ECLI:NL:RVS:2013:102
Raad van State
- Hoger beroep
- H.G. Lubberdink
- Rechtspraak.nl
Afwijzing verblijfsvergunning asiel en verzoek om schadevergoeding
In deze zaak heeft de Raad van State op 27 juni 2013 uitspraak gedaan in het hoger beroep van een vreemdeling tegen de afwijzing van zijn aanvraag voor een verblijfsvergunning asiel voor bepaalde tijd door de minister voor Immigratie en Asiel. De aanvraag was op 14 februari 2011 afgewezen, waarna de vreemdeling in beroep ging bij de rechtbank 's-Gravenhage. De rechtbank verklaarde het beroep op 4 maart 2011 ongegrond. De vreemdeling heeft vervolgens hoger beroep ingesteld bij de Raad van State.

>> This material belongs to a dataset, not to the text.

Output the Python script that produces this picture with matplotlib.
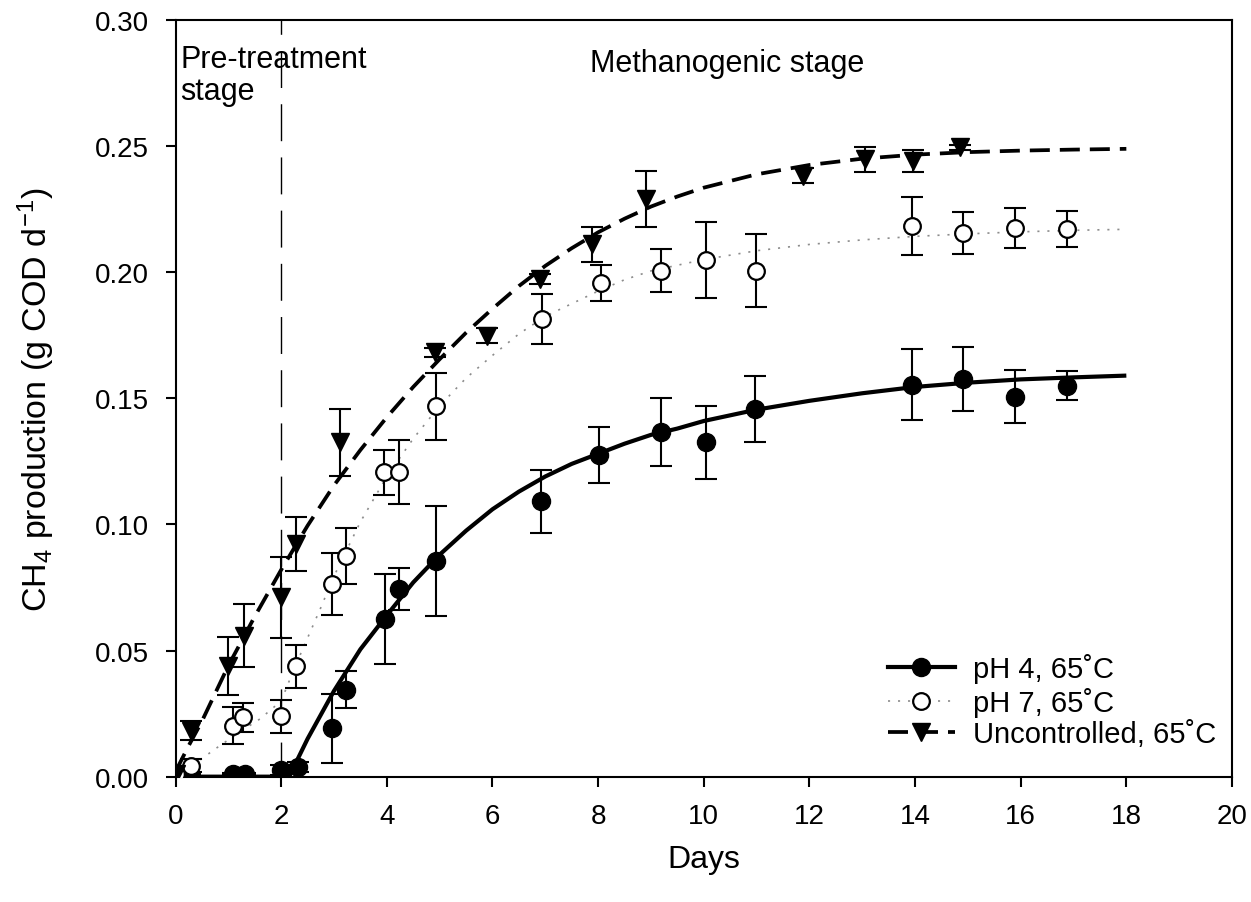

De Raad van State heeft in zijn overwegingen vastgesteld dat de argumenten die in het hogerberoepschrift zijn aangevoerd, niet tot vernietiging van de aangevallen uitspraak kunnen leiden. De aangevoerde punten waren niet van zodanige aard dat zij vragen opriepen die in het belang van de rechtseenheid, rechtsontwikkeling of rechtsbescherming in het algemeen beantwoord moesten worden. Daarom werd met het oordeel volstaan dat het hoger beroep kennelijk ongegrond was en de aangevallen uitspraak bevestigd diende te worden.
Daarnaast heeft de vreemdeling verzocht om schadevergoeding wegens het overschrijden van de redelijke termijn in hoger beroep, zoals bedoeld in artikel 6 van het Verdrag tot bescherming van de rechten van de mens en de fundamentele vrijheden. De Raad van State oordeelde dat de tijd die gemoeid was met het verkrijgen van een prejudiciële beslissing van het Hof van Justitie niet meegerekend diende te worden bij de bepaling van de redelijke termijn. Dit omdat het afwachten van die beslissing redelijk was. Het verzoek om schadevergoeding werd afgewezen, en er was geen aanleiding voor een proceskostenveroordeling.
De uitspraak bevestigt de eerdere beslissing van de rechtbank en wijst het verzoek om schadevergoeding af.